> Required work: Retype the opening lines of the listing below, ending with the line that contains "from matplotlib.ticker import", and leave out any pictures.

--*--

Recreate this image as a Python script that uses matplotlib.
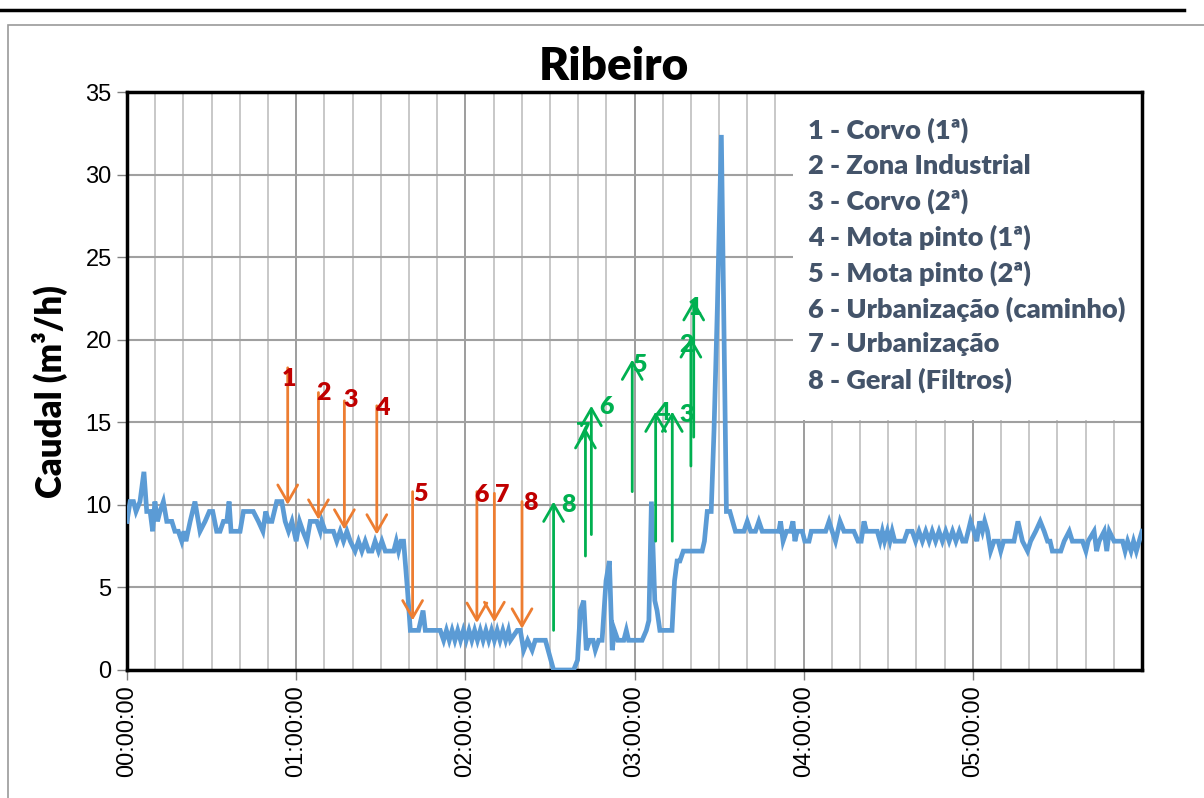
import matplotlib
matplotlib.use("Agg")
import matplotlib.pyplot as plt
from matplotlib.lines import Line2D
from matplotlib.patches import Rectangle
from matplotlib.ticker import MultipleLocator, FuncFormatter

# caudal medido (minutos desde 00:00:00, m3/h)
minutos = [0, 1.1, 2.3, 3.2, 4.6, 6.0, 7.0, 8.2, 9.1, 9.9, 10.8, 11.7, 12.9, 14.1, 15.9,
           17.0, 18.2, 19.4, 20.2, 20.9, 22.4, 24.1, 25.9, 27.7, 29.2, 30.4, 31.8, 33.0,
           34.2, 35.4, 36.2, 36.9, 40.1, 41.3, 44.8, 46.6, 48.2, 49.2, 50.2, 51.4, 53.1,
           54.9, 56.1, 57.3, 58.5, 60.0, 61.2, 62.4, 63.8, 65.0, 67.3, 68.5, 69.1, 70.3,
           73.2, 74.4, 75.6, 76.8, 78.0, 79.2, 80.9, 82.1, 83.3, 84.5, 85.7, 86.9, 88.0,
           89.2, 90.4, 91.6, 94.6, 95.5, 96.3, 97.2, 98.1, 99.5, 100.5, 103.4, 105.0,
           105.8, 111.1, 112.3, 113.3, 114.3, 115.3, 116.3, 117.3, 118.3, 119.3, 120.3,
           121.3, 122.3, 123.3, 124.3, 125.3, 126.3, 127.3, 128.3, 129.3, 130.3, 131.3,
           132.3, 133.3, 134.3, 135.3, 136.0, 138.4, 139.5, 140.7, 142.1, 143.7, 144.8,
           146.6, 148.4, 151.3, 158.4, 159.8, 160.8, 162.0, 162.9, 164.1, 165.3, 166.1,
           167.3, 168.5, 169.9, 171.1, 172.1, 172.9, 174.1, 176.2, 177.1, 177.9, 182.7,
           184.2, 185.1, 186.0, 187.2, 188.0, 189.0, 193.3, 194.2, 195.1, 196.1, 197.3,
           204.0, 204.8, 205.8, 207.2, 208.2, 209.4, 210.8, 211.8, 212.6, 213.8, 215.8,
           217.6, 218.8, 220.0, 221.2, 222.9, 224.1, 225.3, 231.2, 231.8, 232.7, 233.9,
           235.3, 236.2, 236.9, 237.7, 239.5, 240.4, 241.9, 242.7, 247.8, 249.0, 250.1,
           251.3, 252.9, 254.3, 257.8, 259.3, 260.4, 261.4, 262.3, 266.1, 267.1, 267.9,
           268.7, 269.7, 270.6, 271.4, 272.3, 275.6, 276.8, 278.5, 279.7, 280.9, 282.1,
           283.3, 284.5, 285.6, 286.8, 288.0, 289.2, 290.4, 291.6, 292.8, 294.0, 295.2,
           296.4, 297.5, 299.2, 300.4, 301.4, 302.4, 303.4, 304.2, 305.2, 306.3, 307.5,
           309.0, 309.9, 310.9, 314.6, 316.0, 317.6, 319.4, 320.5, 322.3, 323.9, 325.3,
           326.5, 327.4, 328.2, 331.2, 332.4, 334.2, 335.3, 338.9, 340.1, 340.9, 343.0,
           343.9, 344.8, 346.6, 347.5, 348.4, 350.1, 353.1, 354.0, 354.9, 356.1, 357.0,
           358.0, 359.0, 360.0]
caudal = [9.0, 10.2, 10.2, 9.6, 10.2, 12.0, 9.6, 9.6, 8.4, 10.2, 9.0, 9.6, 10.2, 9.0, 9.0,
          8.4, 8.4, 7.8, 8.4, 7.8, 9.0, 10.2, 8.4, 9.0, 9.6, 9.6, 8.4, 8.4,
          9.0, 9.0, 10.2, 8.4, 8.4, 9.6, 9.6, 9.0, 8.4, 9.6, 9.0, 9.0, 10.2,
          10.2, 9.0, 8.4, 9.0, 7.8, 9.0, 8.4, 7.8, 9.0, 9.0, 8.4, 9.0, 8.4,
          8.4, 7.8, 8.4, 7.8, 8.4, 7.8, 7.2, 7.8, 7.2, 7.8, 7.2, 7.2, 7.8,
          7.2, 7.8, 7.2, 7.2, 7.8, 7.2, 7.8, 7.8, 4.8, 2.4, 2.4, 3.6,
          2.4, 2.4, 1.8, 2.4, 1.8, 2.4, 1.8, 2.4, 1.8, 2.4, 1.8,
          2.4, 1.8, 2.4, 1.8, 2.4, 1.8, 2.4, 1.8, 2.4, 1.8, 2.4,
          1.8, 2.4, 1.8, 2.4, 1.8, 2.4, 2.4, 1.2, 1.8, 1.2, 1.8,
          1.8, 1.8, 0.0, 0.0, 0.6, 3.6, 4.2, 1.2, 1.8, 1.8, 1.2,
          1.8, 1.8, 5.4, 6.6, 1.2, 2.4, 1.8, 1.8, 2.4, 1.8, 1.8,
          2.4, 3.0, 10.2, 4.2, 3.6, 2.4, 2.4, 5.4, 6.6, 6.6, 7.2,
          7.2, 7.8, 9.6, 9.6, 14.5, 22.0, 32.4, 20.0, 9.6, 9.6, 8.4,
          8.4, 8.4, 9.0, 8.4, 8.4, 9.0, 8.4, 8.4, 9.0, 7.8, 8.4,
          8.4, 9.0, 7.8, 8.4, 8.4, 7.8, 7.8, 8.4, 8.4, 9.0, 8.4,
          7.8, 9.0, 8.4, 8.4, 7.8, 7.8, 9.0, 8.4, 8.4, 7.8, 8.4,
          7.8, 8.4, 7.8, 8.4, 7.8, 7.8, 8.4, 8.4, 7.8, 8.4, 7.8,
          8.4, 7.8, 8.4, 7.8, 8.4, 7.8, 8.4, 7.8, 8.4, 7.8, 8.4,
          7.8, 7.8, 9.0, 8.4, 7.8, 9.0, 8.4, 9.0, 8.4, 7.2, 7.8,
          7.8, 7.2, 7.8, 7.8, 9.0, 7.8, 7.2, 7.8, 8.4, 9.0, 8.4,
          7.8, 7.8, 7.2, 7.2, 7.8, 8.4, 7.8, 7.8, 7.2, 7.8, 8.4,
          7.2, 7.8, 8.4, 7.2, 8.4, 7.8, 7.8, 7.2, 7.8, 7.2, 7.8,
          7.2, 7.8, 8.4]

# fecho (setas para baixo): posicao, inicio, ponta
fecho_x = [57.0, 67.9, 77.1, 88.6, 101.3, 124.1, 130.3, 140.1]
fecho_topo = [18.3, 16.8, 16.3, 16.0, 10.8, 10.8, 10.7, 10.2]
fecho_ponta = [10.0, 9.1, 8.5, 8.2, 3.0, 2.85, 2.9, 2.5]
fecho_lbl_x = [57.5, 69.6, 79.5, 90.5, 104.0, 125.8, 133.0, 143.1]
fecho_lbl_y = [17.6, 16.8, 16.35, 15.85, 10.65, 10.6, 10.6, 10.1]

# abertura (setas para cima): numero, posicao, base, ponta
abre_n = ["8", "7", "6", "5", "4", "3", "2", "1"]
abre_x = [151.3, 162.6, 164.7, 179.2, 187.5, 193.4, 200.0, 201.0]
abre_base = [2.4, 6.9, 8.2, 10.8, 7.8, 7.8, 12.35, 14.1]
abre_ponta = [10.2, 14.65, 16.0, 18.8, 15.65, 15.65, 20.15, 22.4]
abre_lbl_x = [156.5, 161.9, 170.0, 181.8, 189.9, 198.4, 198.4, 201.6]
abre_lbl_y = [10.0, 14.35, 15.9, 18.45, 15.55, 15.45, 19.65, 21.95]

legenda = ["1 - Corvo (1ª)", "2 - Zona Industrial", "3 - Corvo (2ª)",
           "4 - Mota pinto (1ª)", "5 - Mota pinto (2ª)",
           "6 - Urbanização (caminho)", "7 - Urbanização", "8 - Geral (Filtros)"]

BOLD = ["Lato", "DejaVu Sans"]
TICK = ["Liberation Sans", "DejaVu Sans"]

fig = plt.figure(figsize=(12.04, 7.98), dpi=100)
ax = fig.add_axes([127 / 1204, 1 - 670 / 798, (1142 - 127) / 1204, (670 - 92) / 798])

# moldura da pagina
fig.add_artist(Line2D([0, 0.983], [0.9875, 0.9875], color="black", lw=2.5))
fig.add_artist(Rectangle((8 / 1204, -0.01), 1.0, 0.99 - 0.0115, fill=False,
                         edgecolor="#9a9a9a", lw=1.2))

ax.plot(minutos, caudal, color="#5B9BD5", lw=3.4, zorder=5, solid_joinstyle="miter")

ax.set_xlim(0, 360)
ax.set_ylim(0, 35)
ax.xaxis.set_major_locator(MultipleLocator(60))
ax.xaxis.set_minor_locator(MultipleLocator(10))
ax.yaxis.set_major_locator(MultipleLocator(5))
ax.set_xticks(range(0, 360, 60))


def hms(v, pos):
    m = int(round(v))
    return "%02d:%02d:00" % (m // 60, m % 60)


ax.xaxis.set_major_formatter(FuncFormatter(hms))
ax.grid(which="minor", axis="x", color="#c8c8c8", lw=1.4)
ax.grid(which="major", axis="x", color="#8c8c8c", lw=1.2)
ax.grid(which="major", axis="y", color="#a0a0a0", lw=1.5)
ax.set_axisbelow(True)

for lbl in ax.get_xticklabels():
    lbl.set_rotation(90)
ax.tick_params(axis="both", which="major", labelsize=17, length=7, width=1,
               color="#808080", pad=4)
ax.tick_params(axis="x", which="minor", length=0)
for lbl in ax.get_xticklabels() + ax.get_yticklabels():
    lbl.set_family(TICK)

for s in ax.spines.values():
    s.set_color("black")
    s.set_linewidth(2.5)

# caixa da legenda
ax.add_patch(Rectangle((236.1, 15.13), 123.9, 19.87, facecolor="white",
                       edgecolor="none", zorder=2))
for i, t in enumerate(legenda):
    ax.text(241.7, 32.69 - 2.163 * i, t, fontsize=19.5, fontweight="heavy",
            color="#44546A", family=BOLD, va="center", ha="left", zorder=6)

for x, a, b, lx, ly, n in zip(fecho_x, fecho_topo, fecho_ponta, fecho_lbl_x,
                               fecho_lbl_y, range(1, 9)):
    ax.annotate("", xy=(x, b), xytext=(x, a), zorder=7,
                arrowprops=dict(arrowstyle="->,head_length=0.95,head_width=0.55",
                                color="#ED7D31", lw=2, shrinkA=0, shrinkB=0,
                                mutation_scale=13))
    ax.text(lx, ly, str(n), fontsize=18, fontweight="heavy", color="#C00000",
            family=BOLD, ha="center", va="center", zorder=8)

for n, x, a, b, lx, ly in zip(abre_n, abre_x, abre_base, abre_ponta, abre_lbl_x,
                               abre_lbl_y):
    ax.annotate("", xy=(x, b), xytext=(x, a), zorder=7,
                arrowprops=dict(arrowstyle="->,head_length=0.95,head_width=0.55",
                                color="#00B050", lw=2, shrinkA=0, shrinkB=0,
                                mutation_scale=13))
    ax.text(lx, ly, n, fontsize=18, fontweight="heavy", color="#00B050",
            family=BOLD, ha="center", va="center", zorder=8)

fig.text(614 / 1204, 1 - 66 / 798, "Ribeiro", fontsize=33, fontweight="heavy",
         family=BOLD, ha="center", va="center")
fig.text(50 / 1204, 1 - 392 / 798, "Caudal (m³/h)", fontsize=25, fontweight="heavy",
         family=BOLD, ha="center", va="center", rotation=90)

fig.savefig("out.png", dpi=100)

--*--

> Expected answer:
Recreate this image as a Python script that uses matplotlib.
import matplotlib
matplotlib.use("Agg")
import matplotlib.pyplot as plt
from matplotlib.lines import Line2D
from matplotlib.patches import Rectangle
from matplotlib.ticker import MultipleLocator, FuncFormatter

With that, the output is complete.